_Goal_
Using the entries that follow, collect the lines where the word "this" appears.

_Supplied material_
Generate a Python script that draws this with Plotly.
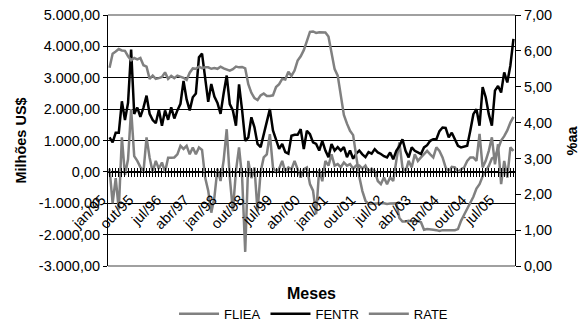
import plotly.graph_objects as go

# Monthly categories, jan/95 .. dez/05
month_names = ["jan", "fev", "mar", "abr", "mai", "jun", "jul", "ago", "set", "out", "nov", "dez"]
meses = [f"{m}/{y % 100:02d}" for y in range(1995, 2006) for m in month_names]

# FLIEA (US$ million, left axis)
fliea = [
    100, -1000, -200, -1200, 1100, -100, 400, 2000, 500, 350, 150, 0,
    1100, 450, 0, 350, 100, 300, 0, 450, 450, 460, 560, 830,
    730, 830, 560, 780, 560, 780, 700, -180, -600, -1300, -820, 100,
    -290, 360, 1360, -180, -1250, 30, 780, -180, -2550, 350, -200, 140,
    -1250, 0, 460, 560, 1200, 140, 0, 100, 350, 0, 140, 80,
    350, 100, -180, 80, 140, -390, -600, -1350, 80, -300, 350, 200,
    560, 200, 250, 150, 300, 200, 250, 100, 200, 200, 100, 200,
    0, 100, 30, -290, -390, -180, -390, -180, -290, 350, 940, 140,
    0, 350, 140, 560, 350, 460, 560, 670, 560, 460, 780, 670,
    460, 140, 0, 160, 140, 0, 80, 140, 350, 460, 460, 350,
    1210, 140, 350, 670, 1100, 240, 880, -390, 350, -180, 780, 670,
]

# FENTR (US$ million, left axis)
fentr = [
    1100, 940, 1250, 1250, 2250, 1650, 2200, 3900, 1850, 2050, 1750, 2050,
    2430, 1850, 1650, 1550, 1980, 1470, 1960, 1660, 2060, 1700, 1960, 2170,
    2900, 2310, 1960, 2380, 2500, 3650, 3770, 2900, 2230, 2800, 2400, 2200,
    1850, 2500, 3070, 2160, 1960, 1470, 2790, 1960, 990, 1100, 1740, 1420,
    890, 790, 1210, 1530, 2000, 1320, 990, 730, 890, 630, 580, 1150,
    1180, 1180, 1360, 730, 1310, 1200, 940, 890, 680, 990, 680, 470,
    890, 680, 790, 680, 790, 470, 680, 420, 580, 680, 560, 470,
    630, 580, 725, 620, 570, 500, 460, 620, 400, 670, 820, 1040,
    670, 460, 780, 670, 620, 570, 780, 850, 990, 1040, 1040, 1300,
    1415, 1400, 1100, 1250, 1040, 830, 780, 800, 830, 1310, 1840, 2000,
    1470, 2700, 2380, 1840, 1470, 2590, 2740, 2530, 3170, 2850, 3390, 4240,
]

# RATE (% a.a., right axis)
rate = [
    5.53, 5.92, 5.98, 6.05, 6.01, 6.00, 5.85, 5.74, 5.80, 5.76, 5.80, 5.60,
    5.56, 5.22, 5.31, 5.22, 5.24, 5.27, 5.40, 5.22, 5.30, 5.24, 5.31, 5.29,
    5.25, 5.19, 5.39, 5.51, 5.50, 5.56, 5.52, 5.54, 5.54, 5.50, 5.52, 5.50,
    5.56, 5.51, 5.49, 5.45, 5.49, 5.56, 5.54, 5.55, 5.51, 5.07, 4.83, 4.68,
    4.63, 4.76, 4.81, 4.74, 4.74, 4.76, 4.99, 5.07, 5.22, 5.20, 5.42, 5.30,
    5.45, 5.73, 5.85, 6.02, 6.27, 6.53, 6.54, 6.50, 6.52, 6.51, 6.51, 6.40,
    5.98, 5.49, 5.31, 4.80, 4.21, 3.97, 3.77, 3.65, 3.07, 2.49, 2.09, 1.82,
    1.73, 1.74, 1.73, 1.75, 1.75, 1.75, 1.73, 1.74, 1.75, 1.75, 1.34, 1.24,
    1.24, 1.26, 1.25, 1.26, 1.26, 1.22, 1.01, 1.03, 1.01, 1.01, 1.00, 0.98,
    1.00, 1.01, 1.00, 1.00, 1.00, 1.03, 1.26, 1.43, 1.61, 1.76, 1.93, 2.16,
    2.28, 2.50, 2.63, 2.79, 3.00, 3.04, 3.26, 3.50, 3.62, 3.78, 4.00, 4.16,
]

left_ticks = [-3000, -2000, -1000, 0, 1000, 2000, 3000, 4000, 5000]
right_ticks = [0, 1, 2, 3, 4, 5, 6, 7]


def br_number(v):
    s = f"{v:,.2f}"
    return s.replace(",", "X").replace(".", ",").replace("X", ".")


left_text = [br_number(v) for v in left_ticks]
right_text = [br_number(v) for v in right_ticks]
x_text = [m if i % 9 == 0 else "" for i, m in enumerate(meses)]

FONT = "Liberation Sans, Arial, sans-serif"
GRAY = "#808080"
TICK_SIZE = 14.5

fig = go.Figure()
fig.add_trace(go.Scatter(x=meses, y=fliea, name="FLIEA", mode="lines",
                         line=dict(color=GRAY, width=2.5)))
fig.add_trace(go.Scatter(x=meses, y=fentr, name="FENTR", mode="lines",
                         line=dict(color="#000000", width=2.5)))
fig.add_trace(go.Scatter(x=meses, y=rate, name="RATE", mode="lines",
                         xaxis="x2", yaxis="y2",
                         line=dict(color=GRAY, width=2.5)))

zero_pos = 3000 / 8000  # where value 0 sits on the left axis

fig.update_layout(
    width=584, height=324,
    margin=dict(l=108, r=69, t=15, b=58, autoexpand=False),
    paper_bgcolor="white", plot_bgcolor="white",
    font=dict(family=FONT, size=14, color="#000000"),
    showlegend=True,
    legend=dict(orientation="h", x=0.505, xanchor="center", y=-0.19, yanchor="middle",
                font=dict(size=13), itemwidth=40, bgcolor="rgba(0,0,0,0)"),
    xaxis=dict(type="category", categoryorder="array", categoryarray=meses,
               range=[-0.5, len(meses) - 0.5],
               anchor="free", position=zero_pos,
               showline=True, linecolor="#000000", linewidth=1,
               showgrid=False, zeroline=False,
               tickmode="array", tickvals=meses, ticktext=x_text,
               ticks="outside", ticklen=4, tickwidth=1, tickcolor="#000000",
               tickangle=-45, tickfont=dict(size=TICK_SIZE),
               ticklabelshift=-8, ticklabelstandoff=9),
    xaxis2=dict(type="category", matches="x", overlaying="x",
                anchor="free", position=zero_pos,
                showline=False, showgrid=False, zeroline=False,
                tickmode="array", tickvals=meses, showticklabels=False,
                ticks="inside", ticklen=4, tickwidth=1, tickcolor="#000000"),
    yaxis=dict(range=[-3000, 5000], tickmode="array", tickvals=left_ticks, ticktext=left_text,
               showgrid=True, gridcolor="#000000", gridwidth=1,
               showline=True, linecolor="#000000", linewidth=1,
               zeroline=False, ticks="outside", ticklen=4, tickcolor="#000000",
               tickfont=dict(size=TICK_SIZE)),
    yaxis2=dict(range=[0, 7], overlaying="y", side="right", anchor="x",
                tickmode="array", tickvals=right_ticks, ticktext=right_text,
                showgrid=False, showline=True, linecolor="#000000", linewidth=1,
                zeroline=False, ticks="outside", ticklen=5, tickcolor="#000000",
                tickfont=dict(size=TICK_SIZE)),
    shapes=[
        dict(type="line", xref="paper", yref="paper", x0=0, x1=1, y0=1, y1=1,
             line=dict(color=GRAY, width=1.5), layer="above"),
        dict(type="line", xref="paper", yref="paper", x0=0, x1=1, y0=0, y1=0,
             line=dict(color=GRAY, width=1.5), layer="above"),
    ],
    annotations=[
        dict(text="<b>Milhões US$</b>", xref="paper", yref="paper", x=-0.216, y=0.5,
             xanchor="center", yanchor="middle",
             textangle=-90, showarrow=False, font=dict(size=14.5)),
        dict(text="<b>%aa</b>", xref="paper", yref="paper", x=1.1376, y=0.5,
             xanchor="center", yanchor="middle",
             textangle=-90, showarrow=False, font=dict(size=14.5)),
        dict(text="<b>Meses</b>", xref="paper", yref="paper", x=0.5, y=-0.11,
             xanchor="center", yanchor="middle",
             showarrow=False, font=dict(size=16)),
    ],
)

fig.write_html("out.html")
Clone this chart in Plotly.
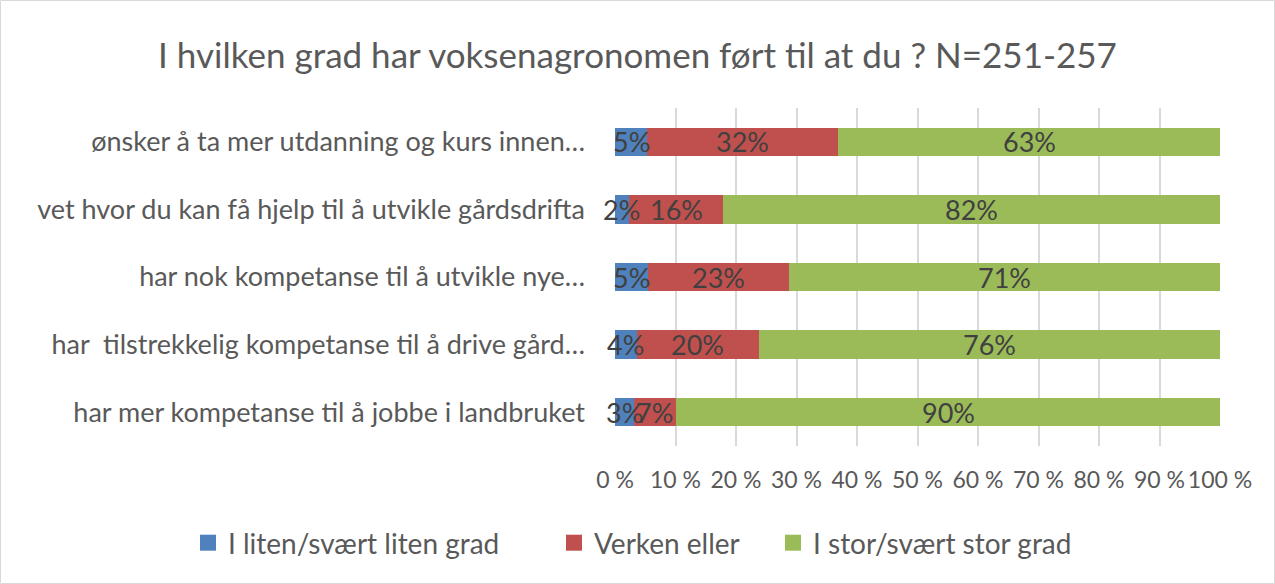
import plotly.graph_objects as go

categories = [
    "har mer kompetanse til å jobbe i landbruket",
    "har  tilstrekkelig kompetanse til å drive gård…",
    "har nok kompetanse til å utvikle nye…",
    "vet hvor du kan få hjelp til å utvikle gårdsdrifta",
    "ønsker å ta mer utdanning og kurs innen…",
]
series_names = ["I liten/svært liten grad", "Verken eller", "I stor/svært stor grad"]
liten = [3.1, 3.6, 5.4, 2.3, 5.3]
verken = [7.0, 20.2, 23.4, 15.6, 31.6]
stor = [89.9, 76.2, 71.2, 82.1, 63.1]
colors = ["#4F81BD", "#C0504D", "#9BBB59"]
tick_vals = [0, 10, 20, 30, 40, 50, 60, 70, 80, 90, 100]
tick_text = [f"{v} %" for v in tick_vals]

FONT = "Lato, Liberation Sans, sans-serif"

L, R, T, B = 615, 55, 108, 138
W, H = 1275, 584
pw, ph = W - L - R, H - T - B

legend_ids = ["legend", "legend2", "legend3"]
legend_left_px = [188, 554, 773]

fig = go.Figure()
all_series = [liten, verken, stor]
for name, vals, col, lid in zip(series_names, all_series, colors, legend_ids):
    fig.add_trace(go.Bar(
        y=categories, x=vals, name=name, orientation="h",
        marker=dict(color=col, line=dict(width=0)),
        hoverinfo="skip", showlegend=False,
    ))
    # legend entry (square swatch)
    fig.add_trace(go.Scatter(
        x=[None], y=[None], mode="markers", name=name, legend=lid,
        marker=dict(symbol="square", size=17, color=col), showlegend=True,
    ))

# data labels centred on each segment, positioned from the data
annotations = []
for i, cat in enumerate(categories):
    base = 0
    for vals in all_series:
        v = vals[i]
        annotations.append(dict(x=base + v / 2, y=i, xref="x", yref="y",
                                text=f"{round(v)}%", showarrow=False,
                                font=dict(family=FONT, size=27, color="#404040")))
        base += v

legend_common = dict(orientation="h", xanchor="left", yref="paper",
                     y=-(543 - (T + ph)) / ph, yanchor="middle",
                     font=dict(family=FONT, size=28, color="#595959"),
                     bgcolor="rgba(0,0,0,0)")
legends = {}
for lid, xpx in zip(legend_ids, legend_left_px):
    legends[lid] = dict(legend_common, x=(xpx - L) / pw, xref="paper")

fig.update_layout(
    width=W, height=H, barmode="stack", bargap=0.58,
    plot_bgcolor="white", paper_bgcolor="white",
    margin=dict(l=L, r=R, t=T, b=B, autoexpand=False),
    title=dict(text="I hvilken grad har voksenagronomen ført til at du ? N=251-257",
               x=0.5, xref="container", xanchor="center", y=1 - 56 / H, yanchor="middle",
               font=dict(family=FONT, size=35, color="#595959")),
    font=dict(family=FONT, color="#595959"),
    xaxis=dict(range=[0, 100], tickvals=tick_vals, ticktext=tick_text,
               showgrid=True, gridcolor="#D9D9D9", gridwidth=2, zeroline=False,
               showline=False, ticks="", ticklabelstandoff=18,
               tickfont=dict(family=FONT, size=23, color="#595959")),
    yaxis=dict(showgrid=False, zeroline=False, showline=False, ticks="",
               ticklabelstandoff=29, autorange=False, range=[-0.5, 4.5],
               tickfont=dict(family=FONT, size=27, color="#595959")),
    annotations=annotations,
    shapes=[dict(type="rect", xref="paper", yref="paper",
                 x0=-(L - 0.5) / pw, x1=(W - L - 0.5) / pw,
                 y0=-(B - 0.5) / ph, y1=(H - B - 0.5) / ph,
                 line=dict(color="#D9D9D9", width=1), fillcolor="rgba(0,0,0,0)", layer="below")],
    **legends,
)

fig.write_html("out.html", config={"displayModeBar": False},
               post_script="document.body.style.margin='0';")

_Written answer_
Generate a Python script that draws this with Plotly.
Clone this chart in Plotly.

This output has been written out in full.